Integrating LVM (LOGICAL VOLUME) with Hadoop DFS to provide Elasticity to DataNode Storage
We can integrate LVM with Hadoop DFS by using Logical Volume (LV) in Data-Nodes of Hadoop Distributed File System (HDFS) cluster so that in the future we increase (extend) the size or Storage capacity of Data-Nodes by attaching more Block Devices and extending Logical Volume (We can also reduce the storage size of Data-Nodes as per our need).
Implementation :
Step 1: Attaching Block Device (Hard Drive) to the Data-Node
Now I have a 3GB Hard Disk ( /dev/sda ) attached to the Data-Node System
Step 2: Creating Physical Volume ( PV )
pvcreate /dev/sda
Created a physical volume (PV) of that 3GB disk (/dev/sda)
Step 3: Creating Volume Group ( VG )
Create the Volume Group (VG) using the previously created physical volume (PV) - /dev/sda
vgcreate HadoopVG /dev/sda
Volume Group 'HadoopVG' of <3 GB size is created
Step 4: Create Logical Volume ( LV )
Create Logical Volume (LV) using the previously creates Volume Group (HadoopVG) of the desired size.

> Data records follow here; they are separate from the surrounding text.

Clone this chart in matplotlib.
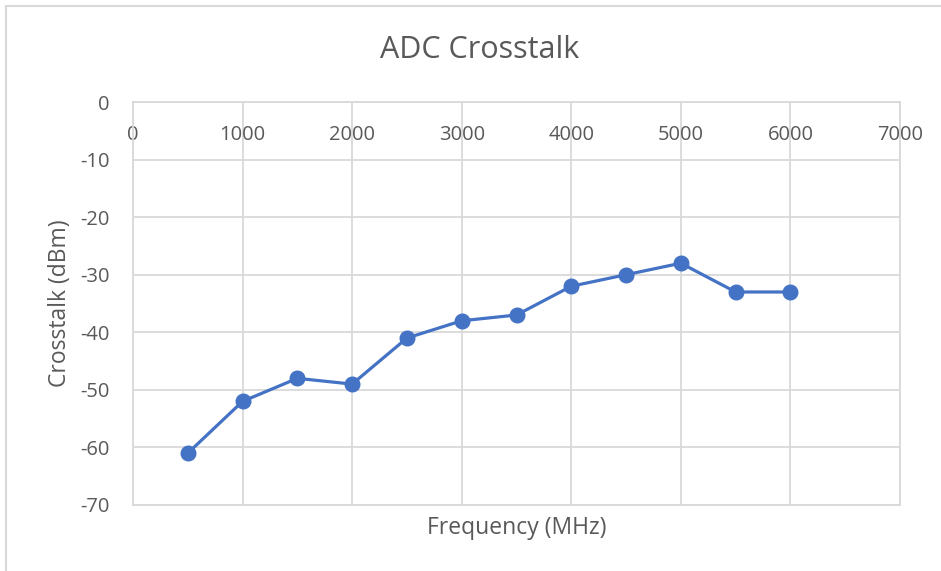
import matplotlib.pyplot as plt
from matplotlib.patches import Rectangle

# data
freq_mhz = [500, 1000, 1500, 2000, 2500, 3000, 3500, 4000, 4500, 5000, 5500, 6000]
crosstalk_dbm = [-61, -52, -48, -49, -41, -38, -37, -32, -30, -28, -33, -33]
x_ticks = [0, 1000, 2000, 3000, 4000, 5000, 6000, 7000]
y_ticks = [0, -10, -20, -30, -40, -50, -60, -70]

plt.rcParams['font.family'] = ['Open Sans', 'DejaVu Sans']
plt.rcParams['axes.unicode_minus'] = False

grid_col = '#d9d9d9'
text_col = '#595959'
line_col = '#4472c4'

fig = plt.figure(figsize=(9.41, 5.71), dpi=100)
ax = fig.add_axes([133 / 941, 1 - 505 / 571, 767 / 941, 403 / 571])

# outer chart border (top and left visible, rest is cropped)
fig.patches.append(Rectangle((6 / 941, -0.1), 1.2, 1.1 - 6 / 571, transform=fig.transFigure,
                             fill=False, edgecolor=grid_col, linewidth=1.5))

ax.plot(freq_mhz, crosstalk_dbm, color=line_col, linewidth=2.3, marker='o',
        markersize=10.5, markerfacecolor=line_col, markeredgecolor=line_col, zorder=3)

ax.set_xlim(0, 7000)
ax.set_ylim(-70, 0)
ax.set_xticks(x_ticks)
ax.set_yticks(y_ticks)
ax.grid(True, color=grid_col, linewidth=1.3)
ax.set_axisbelow(True)
for s in ax.spines.values():
    s.set_color(grid_col)
    s.set_linewidth(1.3)

ax.tick_params(axis='x', which='both', length=0, labeltop=True, labelbottom=False,
               top=False, bottom=False, pad=-31, labelsize=14.5, labelcolor=text_col)
ax.tick_params(axis='y', length=0, pad=17, labelsize=14.5, labelcolor=text_col)

fig.text(480 / 941, 1 - 50 / 571, 'ADC Crosstalk', fontsize=22, color=text_col,
         ha='center', va='center')
ax.set_xlabel('Frequency (MHz)', fontsize=16.5, color=text_col, labelpad=8)
ax.set_ylabel('Crosstalk (dBm)', fontsize=16.5, color=text_col, labelpad=6)

fig.savefig('out.png', dpi=100)
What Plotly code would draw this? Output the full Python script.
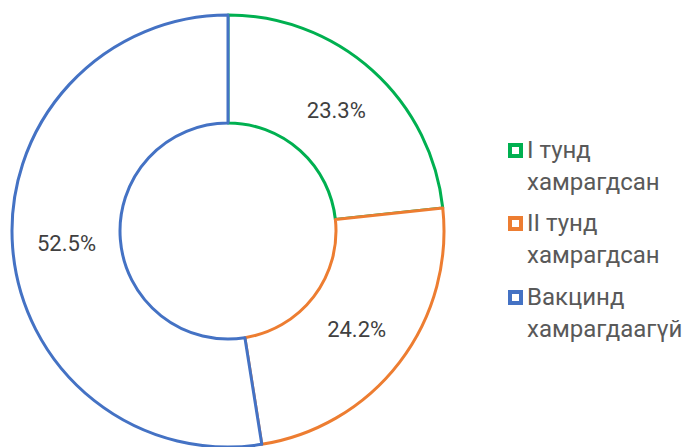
import plotly.graph_objects as go

labels = ["I тунд<br>хамрагдсан", "II тунд<br>хамрагдсан", "Вакцинд<br>хамрагдаагүй"]
values = [23.3, 24.2, 52.5]
colors = ["#00b050", "#ed7d31", "#4472c4"]

W, H = 686, 447

fig = go.Figure(go.Pie(
    labels=labels,
    values=values,
    hole=0.5,
    sort=False,
    direction="clockwise",
    rotation=0,
    texttemplate="%{value:.1f}%",
    textposition="inside",
    insidetextorientation="horizontal",
    textfont=dict(family="Roboto", size=22, color="#404040"),
    marker=dict(colors=["white"] * 3, line=dict(color=colors, width=3)),
    domain=dict(x=[12 / W, 444 / W], y=[0, 432 / H]),
    hoverinfo="skip",
    showlegend=False,
))

# manual legend (squares + wrapped labels)
item_top = [150, 223, 297]
line_gap = 32
for i, (lab, col) in enumerate(zip(labels, colors)):
    yc = item_top[i] + 0.5
    fig.add_shape(type="rect", xref="paper", yref="paper",
                  x0=510 / W, x1=521 / W, y0=1 - (yc + 5.5) / H, y1=1 - (yc - 5.5) / H,
                  line=dict(color=col, width=4), fillcolor="white")
    for j, part in enumerate(lab.split("<br>")):
        fig.add_annotation(x=525 / W, y=1 - (item_top[i] + j * line_gap) / H,
                           xref="paper", yref="paper", xanchor="left", yanchor="middle",
                           text=part, showarrow=False,
                           font=dict(family="Roboto", size=24, color="#595959"))

fig.update_layout(
    width=W, height=H,
    margin=dict(l=0, r=0, t=0, b=0),
    paper_bgcolor="white",
    font=dict(family="Roboto", color="#404040"),
    showlegend=False,
)

fig.write_html("out.html", config={"displayModeBar": False},
               post_script="document.body.style.margin='0';")
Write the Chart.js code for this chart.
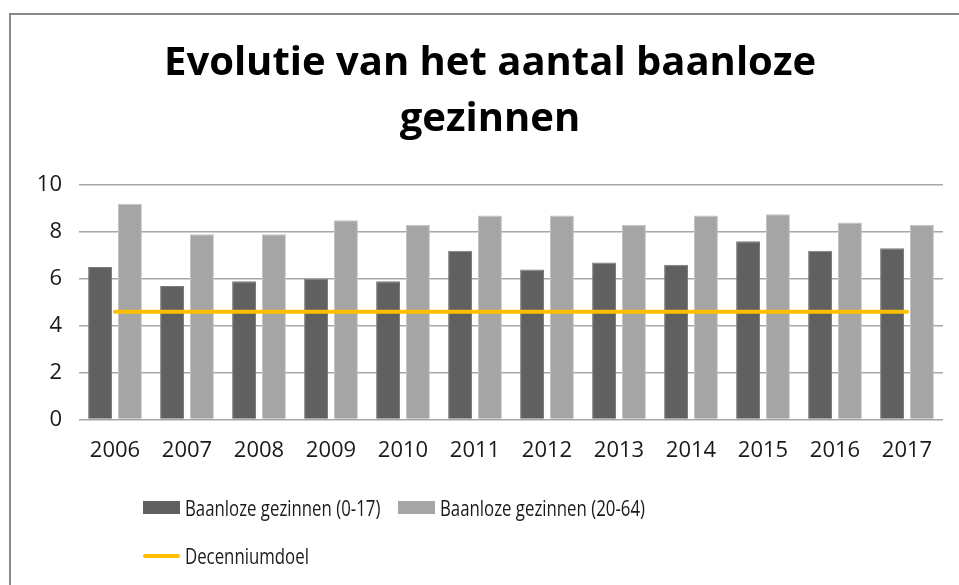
<!DOCTYPE html>
<html>
<head>
<meta charset="utf-8">
<script src="https://cdn.jsdelivr.net/npm/chart.js@4.4.1/dist/chart.umd.min.js"></script>
<style>
  body { margin: 0; background: #fff; overflow: hidden; width: 959px; height: 585px; position: relative; font-family: "Open Sans", sans-serif; }
  #kader { position: absolute; left: 9px; top: 13px; width: 958px; height: 600px; border-left: 2px solid #888; border-top: 2px solid #888; }
  #grafiek { position: absolute; left: 0; top: 0; }
  .teken { position: absolute; }
  .tekst { position: absolute; font-size: 21px; color: #1a1a1a; white-space: nowrap; transform: scaleX(0.8); transform-origin: left center; line-height: 24px; }
</style>
</head>
<body>
<div id="kader">
  <canvas id="grafiek" width="956" height="570"></canvas>
</div>
<div id="legende"></div>

<script>
// data
const jaren = ["2006", "2007", "2008", "2009", "2010", "2011", "2012", "2013", "2014", "2015", "2016", "2017"];
const kinderen = [6.5, 5.7, 5.9, 6.0, 5.9, 7.2, 6.4, 6.7, 6.6, 7.6, 7.2, 7.3];
const volwassenen = [9.2, 7.9, 7.9, 8.5, 8.3, 8.7, 8.7, 8.3, 8.7, 8.75, 8.4, 8.3];
const doel = [4.6, 4.6, 4.6, 4.6, 4.6, 4.6, 4.6, 4.6, 4.6, 4.6, 4.6, 4.6];
const yTicks = [0, 2, 4, 6, 8, 10];

const namen = ["Baanloze gezinnen (0-17)", "Baanloze gezinnen (20-64)", "Decenniumdoel"];
const kleuren = ["#606060", "#a5a5a5", "#ffc000"];

const ctx = document.getElementById("grafiek").getContext("2d");
const chart = new Chart(ctx, {
  type: "bar",
  data: {
    labels: jaren,
    datasets: [
      {
        label: namen[0],
        data: kinderen,
        backgroundColor: kleuren[0],
        borderColor: "#7c7c7c",
        borderWidth: 1,
        categoryPercentage: 0.83,
        barPercentage: 0.8,
        order: 2,
      },
      {
        label: namen[1],
        data: volwassenen,
        backgroundColor: kleuren[1],
        borderColor: "#c4c4c4",
        borderWidth: 1,
        categoryPercentage: 0.83,
        barPercentage: 0.8,
        order: 2,
      },
      {
        type: "line",
        label: namen[2],
        data: doel,
        borderColor: kleuren[2],
        borderWidth: 4,
        borderCapStyle: "round",
        pointRadius: 0,
        fill: false,
        order: 1,
      },
    ],
  },
  options: {
    responsive: false,
    animation: false,
    layout: { padding: { left: 26, right: 24, top: 0, bottom: 103 } },
    plugins: {
      legend: { display: false },
      tooltip: { enabled: false },
      title: {
        display: true,
        text: ["Evolutie van het aantal baanloze", "gezinnen"],
        color: "#000",
        font: { family: "Open Sans", size: 40, weight: "bold", lineHeight: 1.4 },
        padding: { top: 21, bottom: 37 },
      },
    },
    scales: {
      x: {
        grid: { display: false, drawTicks: false },
        border: { display: false },
        ticks: { color: "#1a1a1a", font: { family: "Open Sans", size: 22 }, padding: 18 },
      },
      y: {
        min: 0,
        max: 10,
        afterBuildTicks: function (as) {
          as.ticks = yTicks.map(function (v) { return { value: v }; });
        },
        afterFit: function (as) {
          as.width = 42;
        },
        grid: { color: "#a6a6a6", lineWidth: 1.5, drawTicks: false },
        border: { display: false },
        ticks: { color: "#1a1a1a", font: { family: "Open Sans", size: 22 }, padding: 17 },
      },
    },
  },
});

// legende in HTML, links uitgelijnd zoals in het origineel
const legendePlek = [
  { x: 143, y: 508, tx: 185 },
  { x: 398, y: 508, tx: 440 },
  { x: 143, y: 556, tx: 185 },
];
const legende = document.getElementById("legende");
legendePlek.forEach(function (p, i) {
  const teken = document.createElement("div");
  teken.className = "teken";
  teken.style.background = kleuren[i];
  teken.style.left = p.x + "px";
  teken.style.width = "37px";
  if (i == 2) {
    teken.style.top = p.y - 2 + "px";
    teken.style.height = "4px";
    teken.style.borderRadius = "2px";
  } else {
    teken.style.top = p.y - 7 + "px";
    teken.style.height = "13px";
  }
  const tekst = document.createElement("div");
  tekst.className = "tekst";
  tekst.textContent = namen[i];
  tekst.style.left = p.tx + "px";
  tekst.style.top = p.y - 12 + "px";
  legende.appendChild(teken);
  legende.appendChild(tekst);
});
</script>
</body>
</html>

I am going to use the complete size of our Volume Group
lvcreate --name DatanodeLV -l 100%FREE HadoopVG
Logical Volume DatanodeLV of <3GB size is created
Step 5: Format LV and Mount to Data-Node Directory
Now to use this LV we have to Format it first then mount it to the Directory that we are going to use as Data-Node directory
Formating LV
mkfs.ext4 /dev/mapper/HadoopVG-DatanodeLV
Mounting LV
mkdir /lvdir mount /dev/mapper/HadoopVG-DatanodeLV /lvdir
Our Logical Volume is mounted to /lvdir Directory
Step 6: Configuring Data-Node for HDFS Cluster
Now configure the Data-Node and use '/lvdir' as the Data-Node directory and start the DataNode Daemon
Starting the Data-Node Daemon
hadoop-daemon.sh start datanode
Now our Datanode is configured and if we check our HDFS cluster we can see our Datanode with near about < 3 GB storage capacity
Extending the Storage Capacity of Data Node Dynamically while Cluster is UP
We use Logical Volume in our Data Node so we can increase the storage capacity of our data node dynamically by extending VG and LV without unmounting while our HDFS Cluster is up by attaching more Block Devices to the data node
Step 1: Attach more Hard Drive to Data Node
We can directly extend the Logical Volume (LV) but I don't have more space in my Volume Groupe (VG) so I have to first extend my VG and to extend VG we need Physical Volume and for that, I am going to attach one more 2GB Hard Drive to Data Node
Step 2: Create PV so we can extend our VG
To extend our Volume Group we need Physical Volume so I am going to create PV from the recently attached Disk /dev/sdb of 2GB
pvcreate /dev/sdb
Step 3: Extend Volume Group (VG)
Extending our VG -HadoopVG using the PV -/dev/sdb
vgextend HadoopVG /dev/sdb
VG is extended and it have <2GB free space
Step 4: Extend Logical Volume (LV)
we extended our VG and now it contains <2GB of free space (PE) so now finally we can extend our Logical Volume (DatanodeLV) up to that free space
lvextend -l +100%FREE /dev/HadoopVG/DatanodeLV
now we can see our LV extended to 5GB (4.99GB)
Step 5: Update FileSystem Using resize2fs
After extending our LV we need to update the FileSystem using resize2fs
resize2fs /dev/HadoopVG/DatanodeLV
we can see that the Volume of our data node directory (/lvdir) is extended
Checking our Hadoop-DFS Cluster Report
Now finally we can see that the Storage Capacity of our Data-Node extended to ~5GB (4.85GB)
And now from onward using the LVM, we scale our scale the storage capacity of our Data-Nodes or storage capacity of the HDFS Cluster.